- [Exercise aim]: Go through the listing and set it down exactly, leaving out its pictures.

* start Source excerpt *

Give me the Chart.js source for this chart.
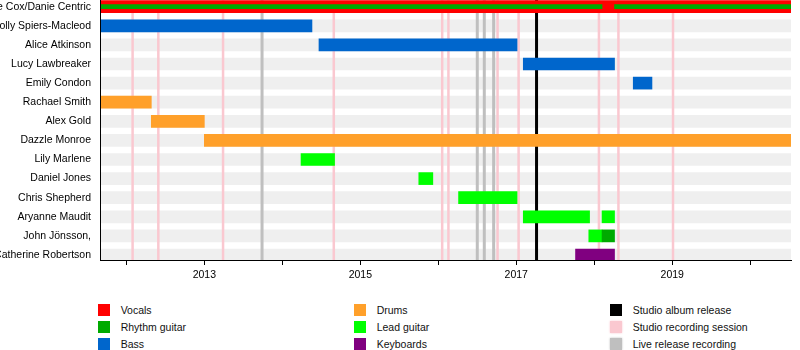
<!DOCTYPE html>
<html>
<head>
<meta charset="utf-8">
<title>Band timeline</title>
<script src="https://cdn.jsdelivr.net/npm/chart.js@4.4.0/dist/chart.umd.min.js"></script>
<style>
  html, body { margin: 0; padding: 0; background: #fff; }
  #wrap { position: relative; width: 800px; height: 350px; overflow: hidden; font-family: "Liberation Sans", Arial, sans-serif; }
  #chart-box { position: absolute; left: 0; top: 0; width: 800px; height: 292px; }
  .lg { position: absolute; font-size: 10.5px; line-height: 12px; color: #111; white-space: nowrap; }
  .lg i { position: absolute; left: -23px; top: 0; width: 12px; height: 12px; }
</style>
</head>
<body>
<div id="wrap">
  <div id="chart-box"><canvas id="timeline"></canvas></div>
  <div id="legend"></div>
</div>
<script>
// rows, top to bottom
const members = [
  'e Cox/Danie Centric', 'Molly Spiers-Macleod', 'Alice Atkinson', 'Lucy Lawbreaker',
  'Emily Condon', 'Rachael Smith', 'Alex Gold', 'Dazzle Monroe', 'Lily Marlene',
  'Daniel Jones', 'Chris Shepherd', 'Aryanne Maudit', 'John Jönsson,', 'Catherine Robertson',
];
const xMin = 2011.662, xMax = 2020.523;
const yMin = -0.351, yMax = 13.262;
const yearLabels = [2013, 2015, 2017, 2019];

// [row, from, to] in decimal years
const vocals = [[0, xMin, xMax]];
const rhythmGuitar = [[0, xMin, 2018.10], [0, 2018.26, xMax], [12, 2018.10, 2018.26]];
const bass = [[1, xMin, 2014.38], [2, 2014.47, 2017.01], [3, 2017.09, 2018.26], [4, 2018.50, 2018.74]];
const drums = [[5, xMin, 2012.32], [6, 2012.32, 2013.0], [7, 2013.0, xMax]];
const leadGuitar = [
  [8, 2014.24, 2014.67], [9, 2015.75, 2015.93], [10, 2016.26, 2017.01],
  [11, 2017.09, 2017.94], [11, 2018.10, 2018.26], [12, 2017.93, 2018.10],
];
const keyboards = [[13, 2017.76, 2018.26]];

// vertical event markers
const albumReleases = [2017.26];
const studioSessions = [2012.08, 2012.41, 2013.24, 2014.66, 2016.05, 2016.13, 2016.76, 2017.03, 2018.06, 2018.31, 2019.01];
const liveRecordings = [2013.74, 2016.50, 2016.59, 2016.71];

const legendLabels = [
  'Vocals', 'Rhythm guitar', 'Bass', 'Drums', 'Lead guitar', 'Keyboards',
  'Studio album release', 'Studio recording session', 'Live release recording',
];
const legendColors = [
  '#ff0000', '#00aa00', '#0066cc', '#ffa02a', '#00ff00', '#800080',
  '#000000', 'rgb(250,200,208)', '#bfbfbf',
];
const C = Object.fromEntries(legendLabels.map((l, i) => [l, legendColors[i]]));

function periodBars(periods, color, thickness, order) {
  return {
    type: 'bar',
    data: periods.map(([row, from, to]) => ({ x: [from, to], y: row })),
    backgroundColor: color, barThickness: thickness, grouped: false, order,
  };
}
function eventLines(dates, color, width, order) {
  return dates.map(d => ({
    type: 'line',
    data: [{ x: d, y: yMin }, { x: d, y: yMax }],
    borderColor: color, borderWidth: width, pointRadius: 0, pointHoverRadius: 0, order,
  }));
}

const datasets = [
  periodBars(members.map((_, i) => [i, xMin, xMax]), '#efefef', 12, 20),
  ...eventLines(studioSessions, C['Studio recording session'], 2.5, 10),
  ...eventLines(liveRecordings, C['Live release recording'], 3, 9),
  ...eventLines(albumReleases, C['Studio album release'], 3, 8),
  periodBars(vocals, C['Vocals'], 12, 3),
  periodBars(rhythmGuitar.filter(p => p[0] !== 0), C['Rhythm guitar'], 12, 2),
  periodBars(rhythmGuitar.filter(p => p[0] === 0), C['Rhythm guitar'], 4, 1),
  periodBars(bass, C['Bass'], 12, 2),
  periodBars(drums, C['Drums'], 12, 2),
  periodBars(leadGuitar, C['Lead guitar'], 12, 2),
  periodBars(keyboards, C['Keyboards'], 12, 2),
];

Chart.defaults.font.family = '"Liberation Sans", Arial, sans-serif';
Chart.defaults.font.size = 10.5;
Chart.defaults.color = '#000';

new Chart(document.getElementById('timeline'), {
  type: 'bar',
  data: { datasets },
  options: {
    indexAxis: 'y',
    responsive: true, maintainAspectRatio: false, animation: false,
    layout: { autoPadding: false, padding: { top: 0, right: 9, bottom: 0, left: 0 } },
    plugins: { legend: { display: false }, tooltip: { enabled: false } },
    scales: {
      x: {
        type: 'linear', position: 'bottom', min: xMin, max: xMax, offset: false,
        ticks: {
          stepSize: 1, includeBounds: false, autoSkip: false, maxRotation: 0, padding: 4,
          callback: v => yearLabels.includes(v) ? String(v) : '',
        },
        grid: { offset: false, drawOnChartArea: false, drawTicks: true, tickLength: 5, color: '#000' },
        border: { display: true, color: '#000', z: 1 },
        afterFit: s => { s.height = 32; s.paddingLeft = 0; s.paddingRight = 0; },
      },
      y: {
        // bar charts default the index axis to offset: true, which shifts the rows
        type: 'linear', reverse: true, min: yMin, max: yMax, offset: false,
        afterBuildTicks: s => { s.ticks = members.map((_, i) => ({ value: i })); },
        ticks: { autoSkip: false, padding: 9, callback: v => members[v] },
        grid: { offset: false, drawOnChartArea: false, drawTicks: false, color: 'rgba(0,0,0,0)' },
        // border above the row bands, like the reference
        border: { display: true, color: '#000', z: 1 },
        afterFit: s => { s.width = 100; s.paddingTop = 0; s.paddingBottom = 0; },
      },
    },
  },
});

// legend: three columns of three
const legendCols = [120.7, 376.7, 632.7];
const legendRows = [304, 321, 338];
document.getElementById('legend').innerHTML = legendLabels.map((label, i) => {
  const col = Math.floor(i / 3), row = i % 3;
  const soft = i >= 7 ? `box-shadow:0 0 2px ${legendColors[i]};` : '';
  return `<div class="lg" style="left:${legendCols[col]}px;top:${legendRows[row]}px">` +
    `<i style="background:${legendColors[i]};${soft}"></i>${label}</div>`;
}).join('');
</script>
</body>
</html>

* end Source excerpt *

- [Final result]:
Give me the Chart.js source for this chart.
<!DOCTYPE html>
<html>
<head>
<meta charset="utf-8">
<title>Band timeline</title>
<script src="https://cdn.jsdelivr.net/npm/chart.js@4.4.0/dist/chart.umd.min.js"></script>
<style>
  html, body { margin: 0; padding: 0; background: #fff; }
  #wrap { position: relative; width: 800px; height: 350px; overflow: hidden; font-family: "Liberation Sans", Arial, sans-serif; }
  #chart-box { position: absolute; left: 0; top: 0; width: 800px; height: 292px; }
  .lg { position: absolute; font-size: 10.5px; line-height: 12px; color: #111; white-space: nowrap; }
  .lg i { position: absolute; left: -23px; top: 0; width: 12px; height: 12px; }
</style>
</head>
<body>
<div id="wrap">
  <div id="chart-box"><canvas id="timeline"></canvas></div>
  <div id="legend"></div>
</div>
<script>
// rows, top to bottom
const members = [
  'e Cox/Danie Centric', 'Molly Spiers-Macleod', 'Alice Atkinson', 'Lucy Lawbreaker',
  'Emily Condon', 'Rachael Smith', 'Alex Gold', 'Dazzle Monroe', 'Lily Marlene',
  'Daniel Jones', 'Chris Shepherd', 'Aryanne Maudit', 'John Jönsson,', 'Catherine Robertson',
];
const xMin = 2011.662, xMax = 2020.523;
const yMin = -0.351, yMax = 13.262;
const yearLabels = [2013, 2015, 2017, 2019];

// [row, from, to] in decimal years
const vocals = [[0, xMin, xMax]];
const rhythmGuitar = [[0, xMin, 2018.10], [0, 2018.26, xMax], [12, 2018.10, 2018.26]];
const bass = [[1, xMin, 2014.38], [2, 2014.47, 2017.01], [3, 2017.09, 2018.26], [4, 2018.50, 2018.74]];
const drums = [[5, xMin, 2012.32], [6, 2012.32, 2013.0], [7, 2013.0, xMax]];
const leadGuitar = [
  [8, 2014.24, 2014.67], [9, 2015.75, 2015.93], [10, 2016.26, 2017.01],
  [11, 2017.09, 2017.94], [11, 2018.10, 2018.26], [12, 2017.93, 2018.10],
];
const keyboards = [[13, 2017.76, 2018.26]];

// vertical event markers
const albumReleases = [2017.26];
const studioSessions = [2012.08, 2012.41, 2013.24, 2014.66, 2016.05, 2016.13, 2016.76, 2017.03, 2018.06, 2018.31, 2019.01];
const liveRecordings = [2013.74, 2016.50, 2016.59, 2016.71];

const legendLabels = [
  'Vocals', 'Rhythm guitar', 'Bass', 'Drums', 'Lead guitar', 'Keyboards',
  'Studio album release', 'Studio recording session', 'Live release recording',
];
const legendColors = [
  '#ff0000', '#00aa00', '#0066cc', '#ffa02a', '#00ff00', '#800080',
  '#000000', 'rgb(250,200,208)', '#bfbfbf',
];
const C = Object.fromEntries(legendLabels.map((l, i) => [l, legendColors[i]]));

function periodBars(periods, color, thickness, order) {
  return {
    type: 'bar',
    data: periods.map(([row, from, to]) => ({ x: [from, to], y: row })),
    backgroundColor: color, barThickness: thickness, grouped: false, order,
  };
}
function eventLines(dates, color, width, order) {
  return dates.map(d => ({
    type: 'line',
    data: [{ x: d, y: yMin }, { x: d, y: yMax }],
    borderColor: color, borderWidth: width, pointRadius: 0, pointHoverRadius: 0, order,
  }));
}

const datasets = [
  periodBars(members.map((_, i) => [i, xMin, xMax]), '#efefef', 12, 20),
  ...eventLines(studioSessions, C['Studio recording session'], 2.5, 10),
  ...eventLines(liveRecordings, C['Live release recording'], 3, 9),
  ...eventLines(albumReleases, C['Studio album release'], 3, 8),
  periodBars(vocals, C['Vocals'], 12, 3),
  periodBars(rhythmGuitar.filter(p => p[0] !== 0), C['Rhythm guitar'], 12, 2),
  periodBars(rhythmGuitar.filter(p => p[0] === 0), C['Rhythm guitar'], 4, 1),
  periodBars(bass, C['Bass'], 12, 2),
  periodBars(drums, C['Drums'], 12, 2),
  periodBars(leadGuitar, C['Lead guitar'], 12, 2),
  periodBars(keyboards, C['Keyboards'], 12, 2),
];

Chart.defaults.font.family = '"Liberation Sans", Arial, sans-serif';
Chart.defaults.font.size = 10.5;
Chart.defaults.color = '#000';

new Chart(document.getElementById('timeline'), {
  type: 'bar',
  data: { datasets },
  options: {
    indexAxis: 'y',
    responsive: true, maintainAspectRatio: false, animation: false,
    layout: { autoPadding: false, padding: { top: 0, right: 9, bottom: 0, left: 0 } },
    plugins: { legend: { display: false }, tooltip: { enabled: false } },
    scales: {
      x: {
        type: 'linear', position: 'bottom', min: xMin, max: xMax, offset: false,
        ticks: {
          stepSize: 1, includeBounds: false, autoSkip: false, maxRotation: 0, padding: 4,
          callback: v => yearLabels.includes(v) ? String(v) : '',
        },
        grid: { offset: false, drawOnChartArea: false, drawTicks: true, tickLength: 5, color: '#000' },
        border: { display: true, color: '#000', z: 1 },
        afterFit: s => { s.height = 32; s.paddingLeft = 0; s.paddingRight = 0; },
      },
      y: {
        // bar charts default the index axis to offset: true, which shifts the rows
        type: 'linear', reverse: true, min: yMin, max: yMax, offset: false,
        afterBuildTicks: s => { s.ticks = members.map((_, i) => ({ value: i })); },
        ticks: { autoSkip: false, padding: 9, callback: v => members[v] },
        grid: { offset: false, drawOnChartArea: false, drawTicks: false, color: 'rgba(0,0,0,0)' },
        // border above the row bands, like the reference
        border: { display: true, color: '#000', z: 1 },
        afterFit: s => { s.width = 100; s.paddingTop = 0; s.paddingBottom = 0; },
      },
    },
  },
});

// legend: three columns of three
const legendCols = [120.7, 376.7, 632.7];
const legendRows = [304, 321, 338];
document.getElementById('legend').innerHTML = legendLabels.map((label, i) => {
  const col = Math.floor(i / 3), row = i % 3;
  const soft = i >= 7 ? `box-shadow:0 0 2px ${legendColors[i]};` : '';
  return `<div class="lg" style="left:${legendCols[col]}px;top:${legendRows[row]}px">` +
    `<i style="background:${legendColors[i]};${soft}"></i>${label}</div>`;
}).join('');
</script>
</body>
</html>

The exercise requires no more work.